The TMA also introduces two new proceedings to cancel registered trademarks that are not “used in commerce”: (A) an ex parte expungement proceeding, and (B) an ex parte reexamination proceeding. These new proceedings provide a more efficient, less-expensive alternative to a inter partes cancellation proceeding at the Trademark Trial and Appeal Board (TTAB).

Ex Parte Expungement Proceeding

Under this new post-registration procedure, anyone can petition the USPTO to expunge, in whole or in part, an improperly granted registration that lists goods or services for which a mark has never been used in commerce. To initiate this proceeding, a party must supply evidence of a “reasonable investigation” showing that the mark was never used for the specific goods or services. If this standard is satisfied, and the Director finds a prima facie case, the registrant will be notified.

Parties may also request that the TTAB cancel a registered mark on this new expungement ground – that the mark was never used in commerce.

Until December 27, 2023, this expungement proceeding can be filed for any registration at least three years old. However, after this date, expungement may only be filed between three and 10 years after a mark’s registration date.

Ex Parte Reexamination Proceeding

The TMA’s new ex parte reexamination proceeding is similar to the above-mentioned expungement procedure, but in this case, registrations are challenged on the basis that a mark was not used in commerce for some or all of the goods or services listed in the registration prior to the relevant registration date.
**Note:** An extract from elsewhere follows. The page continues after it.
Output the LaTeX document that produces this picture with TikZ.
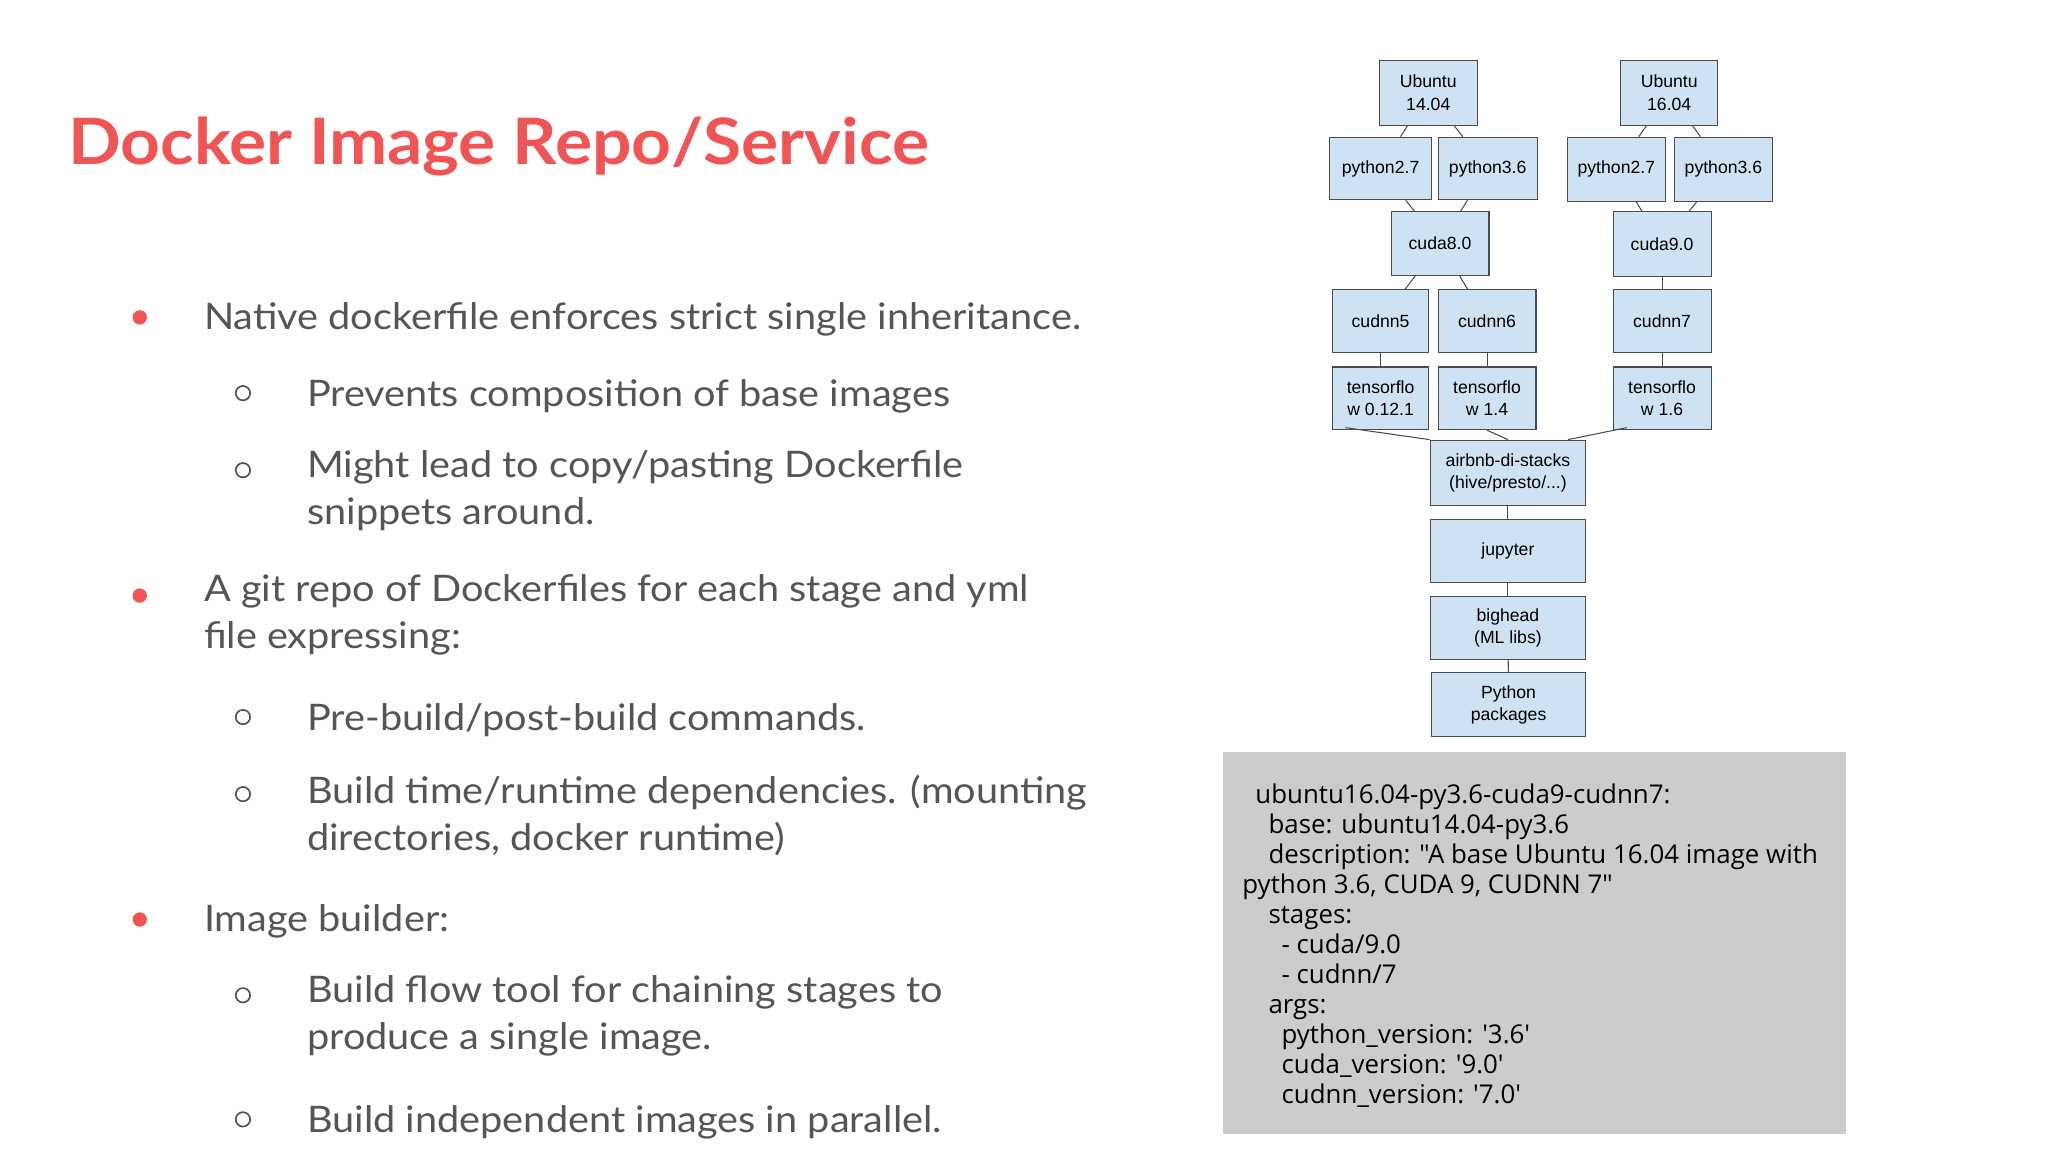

This procedure is initiated when a party supplies evidence of a “reasonable investigation” showing that the mark was not used for the specific goods or services, and this procedure can be initiated by anyone.

When an application was filed based on actual use of the trademark in commerce, the relevant date is the filing date of the application. However, when an application was filed based on an intent-to-use, the relevant date is the later of (a) the date that an amendment to allege use was filed or (b) the date that the deadline to file a statement of use expired.

This reexamination procedure must be filed within five years of registration.

Other Noteworthy Effects

The TMA restores the presumption of irreparable harm in a mark owner’s request for injunctive relief upon a showing of trademark infringement. Prior to this Act, appellate courts have been split on whether harm could be presumed, but the TMA now establishes a nationwide uniform standard of presumed harm.

The TMA states that an attorney designation that was made falsely, fraudulently, or mistakenly will be considered ineffective. Accordingly, the attorney in the designation need not formally withdraw.

Finally, the TMA codifies the longstanding rule that certified copies of court orders cancelling or affecting a registration must be submitted to the USPTO, and that the USPTO will not act on the orders until the case is finalized.

As mentioned above, the TMA went into effect on Saturday, December 18, 2021, except for the implementation of the shorter response period for Office Actions, which will go into effect on December 1, 2022.